When a working parent dies, Social Security provides survivor benefits to eligible family members. But these benefits alone rarely cover your family's full financial needs. Understanding how they work — and where life insurance fills the gap — is essential for every Florida family.
Who Qualifies for Survivor Benefits
According to the Social Security Administration, survivor benefits may be available to a surviving spouse (age 60 or older, or any age if caring for a child under 16), children under 18 (or up to 19 if still in high school), and disabled children of any age if the disability began before age 22. The amount depends on the deceased worker's earnings record and the survivor's age at the time they start receiving benefits.
How Much Do Survivor Benefits Pay?
A surviving spouse caring for a child under 16 receives 75 percent of the deceased worker's basic Social Security benefit. Each eligible child also receives 75 percent. However, there's a family maximum — typically 150 to 180 percent of the deceased worker's benefit — that caps total family payments. You can estimate your family's potential survivor benefits using the my Social Security calculator.
For a worker earning $60,000 annually, the family maximum survivor benefit might be roughly $3,000 to $3,500 per month. That's helpful, but it's far less than the $5,000 monthly income the family was living on.
The Income Gap
The difference between what Social Security provides and what your family actually needs is the gap that life insurance fills. Using our example above, the $1,500 to $2,000 monthly shortfall translates to $18,000 to $24,000 per year — and that gap persists for years or even decades. Over 15 years, that's $270,000 to $360,000 in lost income that Social Security doesn't cover.
The Blackout Period
One of the least understood aspects of survivor benefits is the "blackout period." When your youngest child turns 16, the surviving spouse's benefit stops — and doesn't resume until the spouse reaches age 60. If your youngest child is 10 when you die, your spouse receives benefits for 6 years, then faces a gap of potentially 10 to 15 years with no Social Security survivor benefit at all. Life insurance proceeds are critical to bridging this blackout period.
One-Time Death Benefit
Social Security also provides a one-time lump-sum death payment of $255 to the surviving spouse or eligible child. This amount hasn't changed since 1954 and covers only a tiny fraction of funeral costs. Life insurance is the realistic solution for covering final expenses.

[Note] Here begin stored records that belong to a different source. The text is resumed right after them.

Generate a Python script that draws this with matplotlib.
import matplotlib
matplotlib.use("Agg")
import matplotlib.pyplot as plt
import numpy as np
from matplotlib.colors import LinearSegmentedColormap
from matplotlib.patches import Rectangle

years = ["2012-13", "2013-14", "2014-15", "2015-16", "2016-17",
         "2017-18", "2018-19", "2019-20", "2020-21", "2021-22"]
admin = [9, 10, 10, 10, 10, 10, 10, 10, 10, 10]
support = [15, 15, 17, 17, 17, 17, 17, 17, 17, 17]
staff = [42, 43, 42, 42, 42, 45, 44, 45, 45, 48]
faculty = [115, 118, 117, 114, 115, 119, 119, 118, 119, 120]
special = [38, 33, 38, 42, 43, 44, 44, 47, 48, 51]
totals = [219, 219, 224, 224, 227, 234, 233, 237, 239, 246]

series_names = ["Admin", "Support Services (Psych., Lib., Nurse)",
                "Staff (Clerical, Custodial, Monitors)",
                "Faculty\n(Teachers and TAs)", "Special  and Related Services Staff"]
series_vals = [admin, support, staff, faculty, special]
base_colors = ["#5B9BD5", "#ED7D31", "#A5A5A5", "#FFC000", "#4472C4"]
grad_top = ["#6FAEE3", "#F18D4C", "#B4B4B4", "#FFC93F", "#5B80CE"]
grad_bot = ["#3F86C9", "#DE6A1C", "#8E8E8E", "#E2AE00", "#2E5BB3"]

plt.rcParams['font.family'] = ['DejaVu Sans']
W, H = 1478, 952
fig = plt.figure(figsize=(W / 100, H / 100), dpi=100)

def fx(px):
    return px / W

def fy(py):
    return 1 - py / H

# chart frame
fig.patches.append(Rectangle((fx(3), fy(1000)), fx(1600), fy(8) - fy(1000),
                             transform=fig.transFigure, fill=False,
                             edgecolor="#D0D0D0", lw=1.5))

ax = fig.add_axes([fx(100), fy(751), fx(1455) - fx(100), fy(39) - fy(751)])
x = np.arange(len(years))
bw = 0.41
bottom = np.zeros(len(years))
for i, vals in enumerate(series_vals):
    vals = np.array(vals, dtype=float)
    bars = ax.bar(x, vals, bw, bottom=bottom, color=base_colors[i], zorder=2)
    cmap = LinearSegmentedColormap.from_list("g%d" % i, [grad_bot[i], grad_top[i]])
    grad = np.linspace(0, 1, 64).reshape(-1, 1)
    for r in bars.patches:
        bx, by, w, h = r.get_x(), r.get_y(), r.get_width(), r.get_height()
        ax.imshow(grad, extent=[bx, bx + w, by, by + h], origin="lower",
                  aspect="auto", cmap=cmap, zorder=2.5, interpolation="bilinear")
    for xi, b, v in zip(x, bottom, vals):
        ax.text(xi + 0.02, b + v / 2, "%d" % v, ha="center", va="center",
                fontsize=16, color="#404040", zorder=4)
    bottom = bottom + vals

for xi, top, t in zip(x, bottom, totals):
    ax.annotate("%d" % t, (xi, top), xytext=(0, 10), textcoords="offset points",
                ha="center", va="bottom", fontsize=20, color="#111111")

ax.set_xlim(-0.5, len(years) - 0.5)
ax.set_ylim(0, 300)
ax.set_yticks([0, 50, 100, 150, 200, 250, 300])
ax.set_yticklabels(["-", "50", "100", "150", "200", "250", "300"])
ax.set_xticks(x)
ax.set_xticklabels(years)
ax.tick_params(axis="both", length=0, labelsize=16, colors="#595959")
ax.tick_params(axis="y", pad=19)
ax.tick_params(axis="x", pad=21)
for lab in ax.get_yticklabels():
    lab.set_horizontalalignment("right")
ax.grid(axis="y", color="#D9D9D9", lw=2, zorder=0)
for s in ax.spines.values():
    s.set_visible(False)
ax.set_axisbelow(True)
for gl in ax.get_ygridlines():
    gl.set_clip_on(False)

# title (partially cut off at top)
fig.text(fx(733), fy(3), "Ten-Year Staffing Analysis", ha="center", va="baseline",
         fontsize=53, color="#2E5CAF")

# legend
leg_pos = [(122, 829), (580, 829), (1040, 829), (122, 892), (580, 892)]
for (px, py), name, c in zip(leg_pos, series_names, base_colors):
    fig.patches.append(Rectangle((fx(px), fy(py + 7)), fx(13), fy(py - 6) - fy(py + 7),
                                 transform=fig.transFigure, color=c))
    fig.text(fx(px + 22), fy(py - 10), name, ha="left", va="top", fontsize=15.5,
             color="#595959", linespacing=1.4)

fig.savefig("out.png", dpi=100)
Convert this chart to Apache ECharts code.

Coordinating Benefits with Life Insurance
When calculating your life insurance needs, factor in the Social Security survivor benefits your family would receive — but don't rely on them entirely. Social Security benefits are subject to future legislative changes, and the gap between benefits and actual needs is almost always significant. Life insurance covers that gap with certainty.
Social Security survivor benefits are a valuable foundation, but they're not a complete solution. Life insurance provides the guaranteed income replacement that fills the gap and ensures your family maintains their standard of living.